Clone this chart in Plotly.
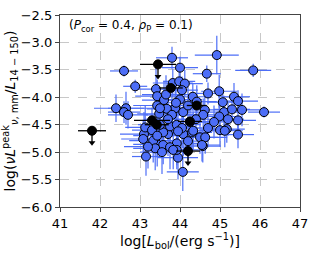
import plotly.graph_objects as go

# Blue detections: log Lbol, log ratio, and errors
blue_x = [42.60, 42.88, 42.40, 42.65, 42.60, 42.70, 43.15, 43.10, 43.80, 44.92,
          44.00, 44.67, 45.83, 43.82, 43.98, 44.12, 43.40, 43.43, 44.05, 44.70,
          44.98, 45.35, 45.45, 45.07, 45.55, 46.10, 44.00, 44.32, 44.42, 43.88,
          44.08, 44.62, 45.10, 45.30, 44.98, 45.45, 45.45, 45.00, 45.17, 44.70,
          44.57, 43.95, 44.07, 43.92, 43.92, 44.50, 44.30, 44.08, 43.70, 43.58,
          43.43, 43.58, 43.75, 43.43, 43.48, 43.67, 43.80, 43.75, 43.92, 44.05,
          43.08, 44.58, 44.33, 45.12, 44.63, 43.33, 43.38, 43.83, 44.55, 43.13,
          43.60, 43.65, 43.30, 43.90, 44.20, 44.25, 44.40, 43.20, 43.55, 44.20,
          43.70, 43.50, 44.85, 45.20, 43.43, 43.50, 43.95]
blue_y = [-3.52, -3.80, -4.20, -4.20, -4.27, -4.32, -5.08, -4.67, -3.28, -3.23,
          -3.46, -3.57, -3.51, -3.74, -3.71, -3.75, -3.85, -3.98, -3.87, -3.93,
          -3.89, -3.99, -4.07, -4.09, -4.23, -4.27, -4.04, -3.99, -4.08, -4.20,
          -4.27, -4.23, -4.27, -4.22, -4.35, -4.42, -4.68, -4.60, -4.58, -4.56,
          -4.89, -5.10, -5.36, -4.84, -4.96, -4.73, -4.64, -4.67, -4.67, -4.64,
          -4.86, -4.87, -4.91, -4.15, -4.30, -4.21, -4.32, -4.53, -4.50, -4.56,
          -4.76, -4.32, -4.61, -4.61, -4.73, -4.79, -4.93, -4.96, -4.87, -4.55,
          -4.05, -3.95, -4.60, -4.10, -4.15, -4.45, -4.40, -4.90, -5.00, -4.80,
          -4.40, -4.50, -4.45, -4.40, -4.70, -4.20, -4.62]
blue_xerr = [0.35, 0.30, 0.55, 0.45, 0.40, 0.50, 0.35, 0.60, 0.40, 0.55,
             0.45, 0.35, 0.45, 0.50, 0.40, 0.45, 0.60, 0.55, 0.40, 0.35,
             0.45, 0.40, 0.50, 0.40, 0.45, 0.40, 0.55, 0.45, 0.50, 0.60,
             0.50, 0.40, 0.55, 0.45, 0.50, 0.45, 0.40, 0.50, 0.45, 0.55,
             0.45, 0.50, 0.40, 0.60, 0.55, 0.45, 0.50, 0.60, 0.65, 0.55,
             0.60, 0.50, 0.55, 0.60, 0.55, 0.50, 0.65, 0.55, 0.60, 0.50,
             0.55, 0.45, 0.50, 0.45, 0.55, 0.60, 0.55, 0.50, 0.45, 0.50,
             0.55, 0.60, 0.50, 0.55, 0.45, 0.55, 0.50, 0.60, 0.55, 0.50,
             0.60, 0.55, 0.45, 0.40, 0.60, 0.55, 0.50]
blue_yerr = [0.10, 0.12, 0.25, 0.30, 0.20, 0.25, 0.35, 0.40, 0.20, 0.35,
             0.20, 0.15, 0.12, 0.25, 0.20, 0.25, 0.40, 0.30, 0.25, 0.20,
             0.30, 0.25, 0.20, 0.25, 0.30, 0.10, 0.30, 0.25, 0.30, 0.35,
             0.30, 0.25, 0.30, 0.20, 0.25, 0.30, 0.25, 0.30, 0.25, 0.35,
             0.30, 0.40, 0.35, 0.40, 0.35, 0.30, 0.35, 0.40, 0.40, 0.35,
             0.40, 0.35, 0.40, 0.35, 0.40, 0.35, 0.40, 0.35, 0.40, 0.35,
             0.35, 0.30, 0.35, 0.30, 0.30, 0.40, 0.40, 0.35, 0.30, 0.40,
             0.35, 0.35, 0.40, 0.35, 0.35, 0.40, 0.35, 0.40, 0.40, 0.35,
             0.40, 0.40, 0.30, 0.30, 0.40, 0.35, 0.35]

# Black points (upper limits and others)
black_x = [43.45, 41.80, 43.77, 43.30, 43.42, 44.25, 44.42, 44.20]
black_y = [-3.40, -4.61, -3.83, -4.42, -4.50, -4.44, -4.15, -4.98]
black_xerr = [0.45, 0.35, 0.30, 0.45, 0.30, 0.30, 0.25, 0.30]
black_limit = [True, True, False, False, False, False, False, True]
arrow_len = 0.22

x_ticks = [41, 42, 43, 44, 45, 46, 47]
y_ticks = [-6.0, -5.5, -5.0, -4.5, -4.0, -3.5, -3.0, -2.5]
y_tick_text = ["\u22126.0", "\u22125.5", "\u22125.0", "\u22124.5", "\u22124.0",
               "\u22123.5", "\u22123.0", "\u22122.5"]

blue = "#4d6ef7"
fig = go.Figure()

fig.add_trace(go.Scatter(
    x=blue_x, y=blue_y, mode="markers",
    error_x=dict(type="data", array=blue_xerr, color=blue, thickness=1.2, width=0),
    error_y=dict(type="data", array=blue_yerr, color=blue, thickness=1.2, width=0),
    marker=dict(size=9, color=blue, line=dict(color="black", width=1)),
    showlegend=False))

# arrows for upper limits
for bx, by, lim in zip(black_x, black_y, black_limit):
    if lim:
        fig.add_trace(go.Scatter(
            x=[bx, bx], y=[by, by - arrow_len], mode="lines",
            line=dict(color="black", width=1.3), showlegend=False))
        fig.add_trace(go.Scatter(
            x=[bx], y=[by - arrow_len], mode="markers",
            marker=dict(symbol="triangle-down", size=6, color="black"),
            showlegend=False))

fig.add_trace(go.Scatter(
    x=black_x, y=black_y, mode="markers",
    error_x=dict(type="data", array=black_xerr, color="black", thickness=1.3, width=0),
    marker=dict(size=9, color="black", line=dict(color="black", width=1)),
    showlegend=False))

axis_common = dict(
    showgrid=True, gridcolor="#c8c8c8", griddash="dash", gridwidth=0.8,
    zeroline=False, showline=True, linecolor="#444", linewidth=1.2, mirror=True,
    ticks="outside", ticklen=4, tickcolor="#444",
    tickfont=dict(family="DejaVu Sans", size=13, color="black"),
)

fig.update_xaxes(range=[41, 47], tickvals=x_ticks,
                 title=dict(text="log[<i>L</i><sub>bol</sub>/(erg s<sup>\u22121</sup>)]",
                            font=dict(family="DejaVu Sans", size=14, color="black"),
                            standoff=4),
                 **axis_common)
fig.update_yaxes(range=[-6.0, -2.5], tickvals=y_ticks, ticktext=y_tick_text,
                 title=dict(text="log(<i>\u03bdL</i><sup>peak</sup><sub><i>\u03bd</i>, mm</sub>/<i>L</i><sub>14 \u2212 150</sub>)",
                            font=dict(family="DejaVu Sans", size=14, color="black"),
                            standoff=2),
                 **axis_common)

fig.add_annotation(
    x=0.03, y=0.995, xref="paper", yref="paper", xanchor="left", yanchor="top",
    text="(<i>P</i><sub>cor</sub> = 0.4, <i>\u03c1</i><sub>P</sub> = 0.1)",
    showarrow=False, font=dict(family="DejaVu Sans", size=12, color="black"))

fig.update_layout(
    width=316, height=253,
    margin=dict(l=60, r=16, t=8, b=43),
    plot_bgcolor="white", paper_bgcolor="white",
)

fig.write_html("out.html", config={"displayModeBar": False},
               post_script="document.body.style.margin='0';")
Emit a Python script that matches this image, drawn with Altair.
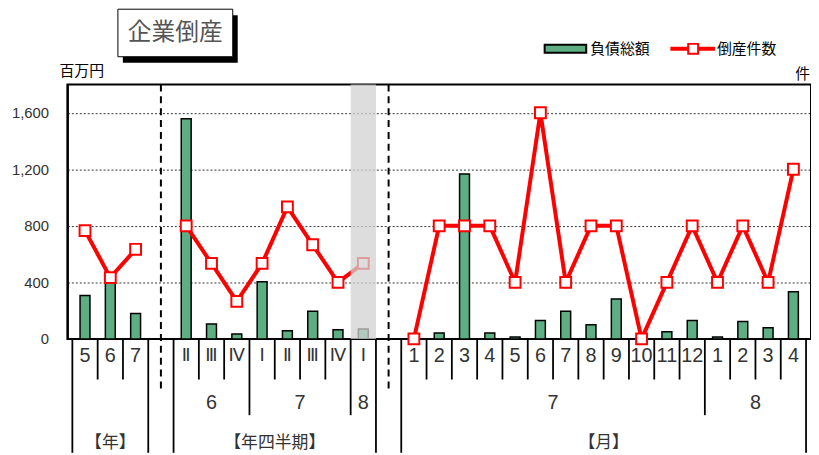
import altair as alt
import pandas as pd

# ---------------- data ----------------
annual_labels = ["5", "6", "7"]
annual_debt = [308, 400, 180]          # 百万円
annual_count = [3.83, 2.17, 3.17]      # 件

quarter_labels = ["Ⅱ", "Ⅲ", "Ⅳ", "Ⅰ", "Ⅱ", "Ⅲ", "Ⅳ", "Ⅰ"]
quarter_years = ["6", "6", "6", "7", "7", "7", "7", "8"]
quarter_debt = [1558, 105, 35, 404, 58, 196, 65, 70]
quarter_count = [4.0, 2.67, 1.33, 2.67, 4.67, 3.33, 2.0, 2.67]

month_labels = ["1", "2", "3", "4", "5", "6", "7", "8", "9", "10", "11", "12", "1", "2", "3", "4"]
month_years = ["7"] * 12 + ["8"] * 4
month_debt = [0, 42, 1167, 42, 14, 131, 196, 100, 282, 0, 51, 131, 14, 124, 79, 334]
month_count = [0, 4, 4, 4, 2, 8, 2, 4, 4, 0, 2, 4, 2, 4, 2, 6]

section_titles = ["【年】", "【年四半期】", "【月】"]
y_ticks = [0, 400, 800, 1200, 1600]

# ---------------- build tables ----------------
sections = [
    (annual_labels, [None] * len(annual_labels), annual_debt, annual_count),
    (quarter_labels, quarter_years, quarter_debt, quarter_count),
    (month_labels, month_years, month_debt, month_count),
]
rows, sec_rows, year_rows, bounds, gaps = [], [], [], [], []
idx = 0
for s, (labs, yrs, debts, counts) in enumerate(sections):
    start = idx
    for j, (l, yv, d, c) in enumerate(zip(labs, yrs, debts, counts)):
        rows.append(dict(idx=idx, label=l, year=yv, debt=d, count=c, grp=s,
                         roman=(s == 1)))
        if j > 0:
            kind = "medium" if (yv is not None and yv != yrs[j - 1]) else "short"
            bounds.append(dict(pos=idx - 0.5, kind=kind))
        idx += 1
    end = idx - 1
    bounds.append(dict(pos=start - 0.5, kind="long"))
    bounds.append(dict(pos=end + 0.5, kind="long"))
    sec_rows.append(dict(pos=(start + end) / 2, text=section_titles[s]))
    if yrs[0] is not None:
        j = 0
        while j < len(yrs):
            k = j
            while k + 1 < len(yrs) and yrs[k + 1] == yrs[j]:
                k += 1
            year_rows.append(dict(pos=start + (j + k) / 2, text=yrs[j]))
            j = k + 1
    if s < len(sections) - 1:
        gaps.append(dict(pos=idx))
        idx += 1

df = pd.DataFrame(rows)
bdf = pd.DataFrame(bounds).drop_duplicates()
last_q = df[df.grp == 1].idx.max()
hl = pd.DataFrame([dict(a=last_q - 0.5, b=last_q + 0.5)])
n_slots = idx

W, H = 751, 257
XS = alt.Scale(domain=[-0.5, n_slots - 0.5], nice=False, zero=False)
GREEN = "#5dae83"
NUM_FONT = "Liberation Sans Narrow, Liberation Sans, sans-serif"
ROM_FONT = "DejaVu Sans, Noto Sans CJK JP"
JP_FONT = "Noto Sans CJK JP"

base = alt.Chart(df)

bars = base.mark_bar(size=10, fill=GREEN, stroke="black", strokeWidth=1.5).encode(
    x=alt.X("idx:Q", scale=XS, axis=None),
    y=alt.Y("debt:Q", scale=alt.Scale(domain=[0, 1800], nice=False),
            axis=alt.Axis(values=y_ticks, format=",.0f", title=None, ticks=False,
                          labelPadding=19, labelFontSize=15, labelFont="Liberation Sans",
                          labelColor="#333333", domainColor="black", domainWidth=2,
                          grid=True, gridColor="black", gridDash=[2, 2], gridWidth=0.8)),
)

CS = alt.Scale(domain=[0, 9], nice=False)
line = base.mark_line(color="#ff0000", strokeWidth=4).encode(
    x=alt.X("idx:Q", scale=XS, axis=None),
    y=alt.Y("count:Q", scale=CS, axis=None),
    detail="grp:N",
)
pts = base.mark_point(shape="square", filled=True, fill="white", stroke="#ff0000",
                      strokeWidth=2, size=120, opacity=1).encode(
    x=alt.X("idx:Q", scale=XS, axis=None),
    y=alt.Y("count:Q", scale=CS, axis=None),
)

band = alt.Chart(hl).mark_rect(color="#d2d2d2", opacity=0.75).encode(
    x=alt.X("a:Q", scale=XS, axis=None), x2="b:Q",
    y=alt.value(0), y2=alt.value(H),
)

def rules(kind, y2):
    return alt.Chart(bdf[bdf.kind == kind]).mark_rule(color="black", strokeWidth=1.8).encode(
        x=alt.X("pos:Q", scale=XS, axis=None), y=alt.value(H), y2=alt.value(y2))

r_short = rules("short", 298)
r_med = rules("medium", 334)
r_long = rules("long", 372)

dashes = alt.Chart(pd.DataFrame(gaps)).mark_rule(color="black", strokeWidth=2, strokeDash=[7, 5]).encode(
    x=alt.X("pos:Q", scale=XS, axis=None), y=alt.value(0), y2=alt.value(307))

row1_num = alt.Chart(df[~df.roman]).mark_text(fontSize=20, font=NUM_FONT, color="#333333",
                                             baseline="middle").encode(
    x=alt.X("idx:Q", scale=XS, axis=None), y=alt.value(274), text="label:N")
row1_rom = alt.Chart(df[df.roman]).mark_text(fontSize=18, font=ROM_FONT, color="#333333",
                                            baseline="middle").encode(
    x=alt.X("idx:Q", scale=XS, axis=None), y=alt.value(274), text="label:N")
row2 = alt.Chart(pd.DataFrame(year_rows)).mark_text(fontSize=20, font=NUM_FONT, color="#333333",
                                                     baseline="middle").encode(
    x=alt.X("pos:Q", scale=XS, axis=None), y=alt.value(322), text="text:N")
row3 = alt.Chart(pd.DataFrame(sec_rows)).mark_text(fontSize=17, font=JP_FONT, color="#333333",
                                                    baseline="middle").encode(
    x=alt.X("pos:Q", scale=XS, axis=None), y=alt.value(362), text="text:N")

one = alt.Data(values=[{"k": 1}])
deco = alt.Chart(one)
shadow = deco.mark_rect(color="black").encode(
    x=alt.value(56), x2=alt.value(172), y=alt.value(-70), y2=alt.value(-22))
box = deco.mark_rect(fill="white", stroke="black", strokeWidth=1).encode(
    x=alt.value(51), x2=alt.value(167), y=alt.value(-76), y2=alt.value(-28))
title = deco.mark_text(text="企業倒産", font=JP_FONT, fontSize=24, color="#555555",
                       baseline="middle").encode(x=alt.value(109), y=alt.value(-52))
unit_l = deco.mark_text(text="百万円", font=JP_FONT, fontSize=15, color="black", align="left",
                        baseline="middle").encode(x=alt.value(-8), y=alt.value(-14))
unit_r = deco.mark_text(text="件", font=JP_FONT, fontSize=15, color="black", align="left",
                        baseline="middle").encode(x=alt.value(735), y=alt.value(-11))
leg_sw = deco.mark_rect(fill=GREEN, stroke="black", strokeWidth=2).encode(
    x=alt.value(482), x2=alt.value(524), y=alt.value(-40), y2=alt.value(-32))
leg_t1 = deco.mark_text(text="負債総額", font=JP_FONT, fontSize=15, color="black", align="left",
                        baseline="middle").encode(x=alt.value(528), y=alt.value(-36))
leg_ln = deco.mark_rule(color="#ff0000", strokeWidth=4).encode(
    x=alt.value(609), x2=alt.value(654), y=alt.value(-36))
leg_pt = deco.mark_point(shape="square", filled=True, fill="white", stroke="#ff0000",
                         strokeWidth=2, size=100, opacity=1).encode(x=alt.value(632), y=alt.value(-36))
leg_t2 = deco.mark_text(text="倒産件数", font=JP_FONT, fontSize=15, color="black", align="left",
                        baseline="middle").encode(x=alt.value(656), y=alt.value(-36))

chart = alt.layer(
    bars, line, pts, band, dashes, r_short, r_med, r_long, row1_num, row1_rom, row2, row3,
    shadow, box, title, unit_l, unit_r, leg_sw, leg_t1, leg_ln, leg_pt, leg_t2,
).resolve_scale(y="independent").properties(
    width=W, height=H,
    autosize=alt.AutoSizeParams(type="none"),
    padding={"left": 60, "top": 75, "right": 0, "bottom": 115},
).configure_view(stroke="black", strokeWidth=2)

chart.save("out.html", embed_options={"renderer": "svg", "actions": False})
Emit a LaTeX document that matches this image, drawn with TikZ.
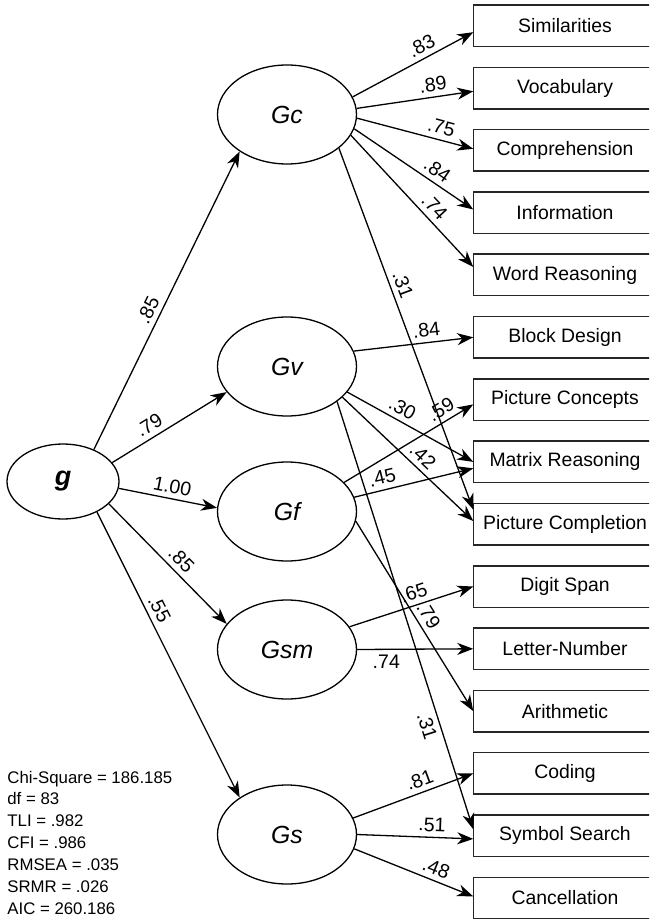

________________

= Given problem =
Look through the data above. Each line containing the word "that" needs to be copied.

= Result =
Emit a Python script that matches this image, drawn with Altair.
Emit a LaTeX document that matches this image, drawn with TikZ.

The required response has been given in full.